Kuwait International Bank
- Native name: Kuwait International Bank K.S.C.P.
- Traded as: KSE: KIB
- ISIN: KW0EQ0100069
- Industry: Financial services
- Founded: 1973
- Headquarters: West Tower, Joint Banking Center, Safat, Kuwait City, Kuwait
- Website: www.kib.com.kw

= Kuwait International Bank =

Bank of Kuwait

Kuwait International Bank (KIB) is an Islamic bank located in Kuwait City, founded in 1973. It offers various Islamic banking and finance services for individuals and corporate customers.

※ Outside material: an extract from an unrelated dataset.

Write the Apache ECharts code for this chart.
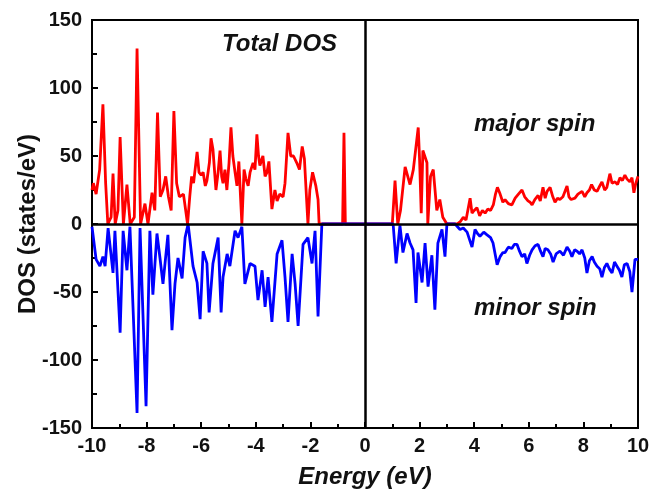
<!DOCTYPE html>
<html>
<head>
<meta charset="utf-8">
<script src="https://cdn.jsdelivr.net/npm/echarts@6/dist/echarts.min.js"></script>
<style>html,body{margin:0;padding:0;background:#fff;}#c{width:651px;height:492px;}</style>
</head>
<body>
<div id="c"></div>
<script>
// Major spin (red), energy in eV and DOS in states/eV
var majorE = [-10,-9.95,-9.85,-9.72,-9.6,-9.5,-9.42,-9.3,-9.23,-9.15,-9.05,-8.97,-8.85,-8.72,-8.6,-8.45,-8.35,-8.22,-8.06,-7.95,-7.8,-7.7,-7.6,-7.5,-7.4,-7.3,-7.2,-7.1,-7.0,-6.9,-6.8,-6.65,-6.5,-6.42,-6.35,-6.28,-6.15,-6.08,-6.0,-5.93,-5.85,-5.79,-5.7,-5.64,-5.57,-5.46,-5.38,-5.31,-5.25,-5.2,-5.13,-5.06,-4.98,-4.91,-4.84,-4.76,-4.69,-4.62,-4.56,-4.51,-4.43,-4.36,-4.28,-4.21,-4.1,-4.03,-3.96,-3.9,-3.85,-3.74,-3.66,-3.59,-3.52,-3.41,-3.3,-3.22,-3.12,-3.0,-2.93,-2.82,-2.72,-2.62,-2.5,-2.4,-2.3,-2.22,-2.09,-2.02,-1.92,-1.8,-1.72,-1.68,-0.82,-0.77,-0.72,1.0,1.1,1.2,1.3,1.47,1.65,1.77,1.95,2.0,2.06,2.12,2.27,2.3,2.4,2.5,2.63,2.74,2.85,3.0,3.37,3.5,3.6,3.7,3.85,3.92,4.0,4.1,4.2,4.3,4.4,4.5,4.6,4.7,4.78,4.85,4.95,5.05,5.13,5.25,5.38,5.5,5.62,5.75,5.85,5.97,6.05,6.12,6.22,6.34,6.42,6.52,6.6,6.67,6.78,6.88,6.96,7.05,7.14,7.25,7.4,7.47,7.55,7.69,7.8,7.95,8.05,8.13,8.22,8.3,8.4,8.5,8.6,8.68,8.78,8.86,8.97,9.05,9.16,9.25,9.34,9.43,9.52,9.6,9.7,9.78,9.85,9.92,10];
var majorDOS = [25,30,22,40,88,30,0,5,37,0,10,64,0,29,0,5,129,0,15,0,23,10,82,20,25,35,20,10,83,30,20,22,0,20,35,30,53,38,36,38,28,32,45,63,55,25,38,54,35,30,40,25,45,71,50,38,28,46,20,0,40,33,28,38,45,40,66,50,43,50,35,38,46,11,25,17,22,20,30,67,50,50,45,40,57,48,0,25,38,28,18,0,0,67,0,0,32,0,10,42,29,40,71,47,8,54,45,0,35,40,10,18,5,0,0,2,5,3,19,8,10,12,6,10,8,11,10,14,22,27,22,16,18,15,14,19,22,25,20,17,16,14,18,21,17,27,19,24,27,20,16,19,18,20,28,20,18,19,22,24,20,23,25,29,25,24,28,31,25,27,37,30,31,29,34,32,36,33,31,34,23,30,35];
// Minor spin (blue)
var minorE = [-10,-9.85,-9.71,-9.6,-9.52,-9.41,-9.23,-9.16,-8.97,-8.86,-8.72,-8.61,-8.35,-8.24,-8.02,-7.88,-7.77,-7.62,-7.51,-7.4,-7.22,-7.07,-6.96,-6.85,-6.7,-6.59,-6.48,-6.41,-6.3,-6.15,-6.04,-5.93,-5.79,-5.71,-5.57,-5.38,-5.27,-5.2,-5.05,-4.95,-4.76,-4.65,-4.51,-4.4,-4.21,-4.03,-3.92,-3.77,-3.66,-3.55,-3.41,-3.22,-3.04,-2.93,-2.82,-2.67,-2.56,-2.45,-2.27,-2.09,-1.94,-1.83,-1.72,-1.58,1.03,1.14,1.28,1.39,1.54,1.65,1.76,1.87,1.94,2.09,2.2,2.31,2.45,2.56,2.67,2.82,2.93,3.0,3.3,3.48,3.6,3.74,3.92,4.03,4.12,4.21,4.35,4.47,4.6,4.69,4.84,4.95,5.05,5.13,5.25,5.38,5.47,5.57,5.66,5.75,5.85,5.93,6.03,6.12,6.23,6.34,6.43,6.52,6.6,6.7,6.8,6.89,7.0,7.14,7.27,7.4,7.5,7.58,7.68,7.77,7.86,7.95,8.05,8.13,8.22,8.32,8.4,8.5,8.6,8.68,8.77,8.86,8.95,9.05,9.14,9.23,9.32,9.41,9.5,9.6,9.7,9.78,9.89,10];
var minorDOS = [-2,-26,-31,-24,-31,-3,-36,-5,-80,-5,-34,-2,-139,-3,-134,-5,-52,-7,-25,-44,-8,-78,-44,-25,-40,-10,0,-1,-31,-43,-70,-20,-29,-65,-29,-10,-65,-39,-22,-31,-5,-10,-2,-44,-29,-31,-56,-34,-61,-39,-72,-22,-12,-39,-72,-22,-44,-75,-15,-10,-29,-5,-68,0,0,-29,-1,-21,-7,-14,-19,-58,-21,-43,-14,-46,-23,-63,-14,-4,-24,0,0,-4,-3,-6,-17,-4,-7,-9,-6,-8,-10,-14,-30,-24,-21,-21,-17,-18,-15,-15,-20,-24,-22,-29,-23,-19,-16,-15,-20,-24,-18,-19,-22,-28,-22,-20,-23,-17,-20,-24,-19,-20,-22,-19,-25,-36,-27,-24,-28,-31,-33,-39,-32,-29,-33,-36,-28,-31,-34,-39,-30,-29,-35,-50,-26,-26];

var xTicks = [-10,-8,-6,-4,-2,0,2,4,6,8,10];
var yTicks = [-150,-100,-50,0,50,100,150];

function pairs(xs, ys){ var out=[]; for (var i=0;i<xs.length;i++) out.push([xs[i], ys[i]]); return out; }

var FONT = '"Liberation Sans", Arial, sans-serif';
var chart = echarts.init(document.getElementById('c'), null, {renderer:'canvas'});
chart.setOption({
  animation: false,
  backgroundColor: '#fff',
  grid: {left: 92, right: 13, top: 20, bottom: 64, show: true, borderColor: '#000', borderWidth: 2, backgroundColor: 'transparent', outerBoundsMode: 'none', containLabel: false},
  xAxis: {
    type: 'value', min: xTicks[0], max: xTicks[xTicks.length-1], interval: 2,
    name: 'Energy (eV)', nameLocation: 'middle', nameGap: 37, nameMoveOverlap: false,
    nameTextStyle: {fontFamily: FONT, fontSize: 24, fontWeight: 'bold', fontStyle: 'italic', color: '#111'},
    axisLine: {onZero: false, lineStyle: {color: '#000', width: 2}},
    axisTick: {inside: true, length: 6, lineStyle: {color: '#000', width: 2}},
    minorTick: {show: true, splitNumber: 2, length: 4, lineStyle: {color: '#000', width: 2}},
    axisLabel: {fontFamily: FONT, fontSize: 20, fontWeight: 'bold', color: '#111', margin: 8},
    splitLine: {show: false}
  },
  yAxis: {
    type: 'value', min: yTicks[0], max: yTicks[yTicks.length-1], interval: 50,
    name: 'DOS (states/eV)', nameLocation: 'middle', nameGap: 52, nameMoveOverlap: false,
    nameTextStyle: {fontFamily: FONT, fontSize: 24, fontWeight: 'bold', color: '#111'},
    axisLine: {onZero: false, lineStyle: {color: '#000', width: 2}},
    axisTick: {inside: true, length: 6, lineStyle: {color: '#000', width: 2}},
    minorTick: {show: true, splitNumber: 2, length: 5, lineStyle: {color: '#000', width: 2}},
    axisLabel: {fontFamily: FONT, fontSize: 20, fontWeight: 'bold', color: '#111', margin: 10},
    splitLine: {show: false}
  },
  series: [
    {type: 'line', name: 'zero', z: 1, data: [], silent: true,
     markLine: {silent: true, symbol: 'none', label: {show: false},
       lineStyle: {color: '#000', width: 2.5, type: 'solid'},
       data: [{yAxis: 0}, {xAxis: 0}]}},
    {type: 'line', name: 'major spin', z: 2, data: pairs(majorE, majorDOS), showSymbol: false,
     lineStyle: {color: '#ff0000', width: 2.8}, itemStyle: {color: '#ff0000'}},
    {type: 'line', name: 'minor spin', z: 3, data: pairs(minorE, minorDOS), showSymbol: false,
     lineStyle: {color: '#0000ff', width: 2.8}, itemStyle: {color: '#0000ff'}}
  ],
  graphic: [
    {type: 'text', left: 222, top: 32, style: {text: 'Total DOS', font: 'italic bold 24px ' + FONT, fill: '#111'}},
    {type: 'text', left: 474, top: 112, style: {text: 'major spin', font: 'italic bold 24px ' + FONT, fill: '#111'}},
    {type: 'text', left: 474, top: 296, style: {text: 'minor spin', font: 'italic bold 24px ' + FONT, fill: '#111'}}
  ]
});
</script>
</body>
</html>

It is a specialised bank regulated by the Central Bank of Kuwait and listed on the Kuwait Stock Exchange.

== History ==
KIB was incorporated in 1973 under the name Kuwait Real Estate Bank, with an initial focus on real‑estate‑related financing activities. The bank was listed on the Kuwait Stock Exchange in 1984. In 2007, the bank completed a strategic transition to operate in full compliance with Islamic Sharia principles, adopting its current name, Kuwait International Bank. Following this transition, KIB expanded its scope to offer a broader range of Sharia‑compliant banking and financial services while remaining regulated by the Central Bank of Kuwait.